Elastocaloric signature of nematic fluctuations

TL;DR

This study uses elastocaloric effect measurements to detect nematic fluctuations in a Fe-based superconductor, revealing their doping-dependent behavior and impact on quasiparticle scattering.

Contribution

It demonstrates that elastocaloric measurements can sensitively probe nematic fluctuations and compares them directly with elastoresistivity, uncovering new doping-dependent behaviors.

Findings

Nematic fluctuations are detected via elastocaloric effect.

Doping affects the nemato-elastic coupling strength.

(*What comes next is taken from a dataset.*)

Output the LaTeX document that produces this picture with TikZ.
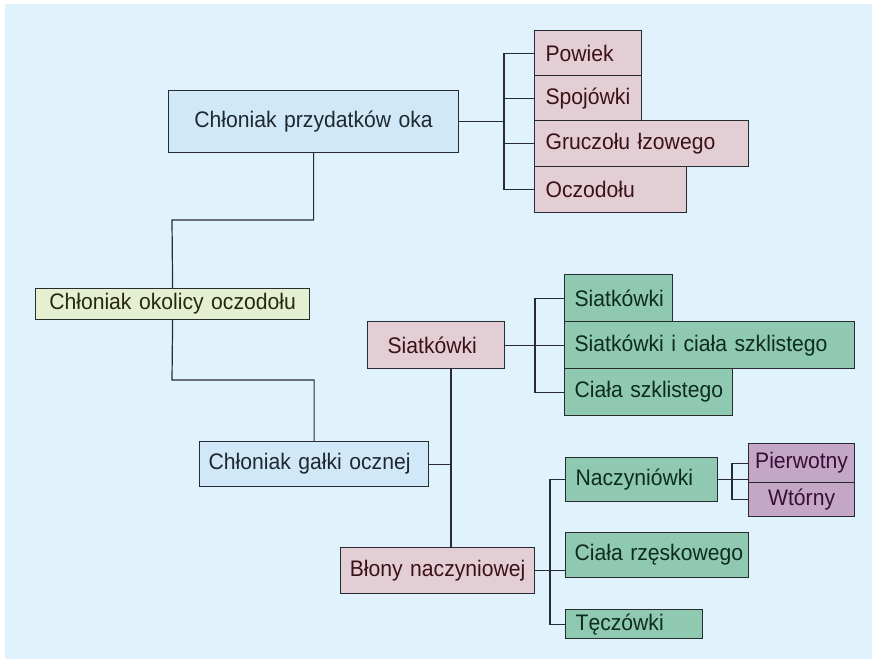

Quasiparticle scattering by nematic fluctuations increases with doping.

Abstract

The elastocaloric effect (ECE) is a thermodynamic quantity relating changes in entropy to changes in strain experienced by a material. As such, ECE measurements can provide valuable information about the entropy landscape proximate to strain-tuned phase transitions. For ordered states that break only point symmetries, bilinear coupling of the order parameter with strain implies that the ECE can also provide a window on fluctuations above the critical temperature, and hence, in principle, can also provide a thermodynamic measure of the associated susceptibility. To demonstrate this, we use the ECE to sensitively reveal the presence of nematic fluctuations in the archetypal Fe-based superconductor Ba(Fe$_{1-x}$Co$_{x}$)$_2$As$_2$. By performing these measurements simultaneously with elastoresistivity in a multimodal fashion, we are able to make a direct and unambiguous comparison of these closely related thermodynamic and transport properties, both of which are sensitive to nematic fluctuations. As a result, we have uncovered an unanticipated doping-dependence of the nemato-elastic coupling and of the magnitude of the scattering of low energy quasi-particles by nematic fluctuations -- while the former weakens, the latter increases dramatically with increasing doping.